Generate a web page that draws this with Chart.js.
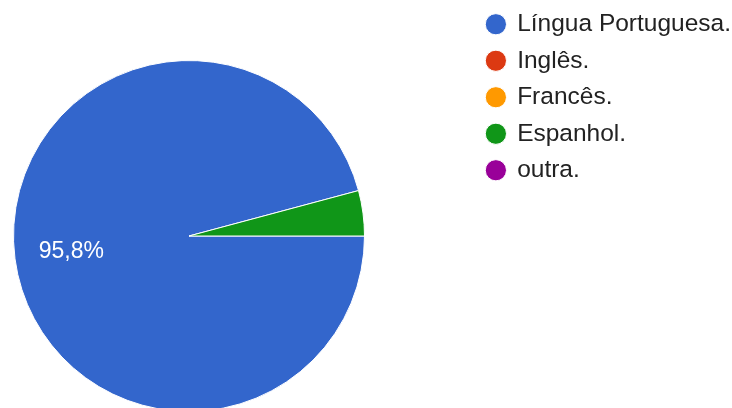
<!DOCTYPE html>
<html>
<head>
<meta charset="utf-8">
<script src="https://cdn.jsdelivr.net/npm/chart.js@4"></script>
<style>
  html, body { margin: 0; padding: 0; background: #fff; overflow: hidden; }
  canvas { display: block; }
</style>
</head>
<body>
<canvas id="idiomaChart" width="732" height="408"></canvas>
<script>
// Respostas
const labels = ['Língua Portuguesa.', 'Inglês.', 'Francês.', 'Espanhol.', 'outra.'];
const respostas = [23, 0, 0, 1, 0];
const cores = ['#3366cc', '#dc3912', '#ff9900', '#109618', '#990099'];

const FONT = '"Liberation Sans", Arial, sans-serif';

// Pie area is fixed so the legend doesn't push it around
const pieArea = {
  afterLayout(chart) {
    const cx = 189, cy = 236, r = 176;
    chart.chartArea = {
      left: cx - r, right: cx + r, top: cy - r, bottom: cy + r,
      width: 2 * r, height: 2 * r
    };
  }
};

// Percent labels inside slices (small slices stay blank)
const sliceLabels = {
  afterDatasetsDraw(chart) {
    const ctx = chart.ctx;
    const meta = chart.getDatasetMeta(0);
    const total = respostas.reduce((a, b) => a + b, 0);
    ctx.save();
    ctx.font = '23px ' + FONT;
    ctx.fillStyle = '#ffffff';
    ctx.textAlign = 'center';
    ctx.textBaseline = 'middle';
    meta.data.forEach((arc, i) => {
      const pct = respostas[i] / total * 100;
      if (pct < 5) return;
      const p = arc.getProps(['x', 'y', 'startAngle', 'endAngle', 'outerRadius'], true);
      const mid = (p.startAngle + p.endAngle) / 2;
      const d = p.outerRadius * 0.676;
      ctx.fillText(pct.toFixed(1).replace('.', ',') + '%', p.x + Math.cos(mid) * d, p.y + Math.sin(mid) * d);
    });
    ctx.restore();
  }
};

new Chart(document.getElementById('idiomaChart'), {
  type: 'pie',
  data: {
    labels: labels,
    datasets: [{
      data: respostas,
      backgroundColor: cores,
      borderColor: '#ffffff',
      borderWidth: 1
    }]
  },
  options: {
    responsive: false,
    animation: false,
    devicePixelRatio: 1,
    rotation: 90,
    layout: { padding: { top: 0, right: -9, bottom: 0, left: 0 } },
    plugins: {
      legend: {
        position: 'right',
        align: 'start',
        labels: {
          usePointStyle: true,
          pointStyle: 'circle',
          boxWidth: 18,
          boxHeight: 15,
          padding: 12,
          color: '#222222',
          font: { family: FONT, size: 24.5 }
        }
      },
      tooltip: { enabled: false }
    }
  },
  plugins: [pieArea, sliceLabels]
});
</script>
</body>
</html>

#####

Your task is to return the lines above, from the first one up to and including the line containing "['#3366cc', '#dc3912', '#ff9900', '#109618', '#990099'];", minus any pictures.

● **Full answer**:
Generate a web page that draws this with Chart.js.
<!DOCTYPE html>
<html>
<head>
<meta charset="utf-8">
<script src="https://cdn.jsdelivr.net/npm/chart.js@4"></script>
<style>
  html, body { margin: 0; padding: 0; background: #fff; overflow: hidden; }
  canvas { display: block; }
</style>
</head>
<body>
<canvas id="idiomaChart" width="732" height="408"></canvas>
<script>
// Respostas
const labels = ['Língua Portuguesa.', 'Inglês.', 'Francês.', 'Espanhol.', 'outra.'];
const respostas = [23, 0, 0, 1, 0];
const cores = ['#3366cc', '#dc3912', '#ff9900', '#109618', '#990099'];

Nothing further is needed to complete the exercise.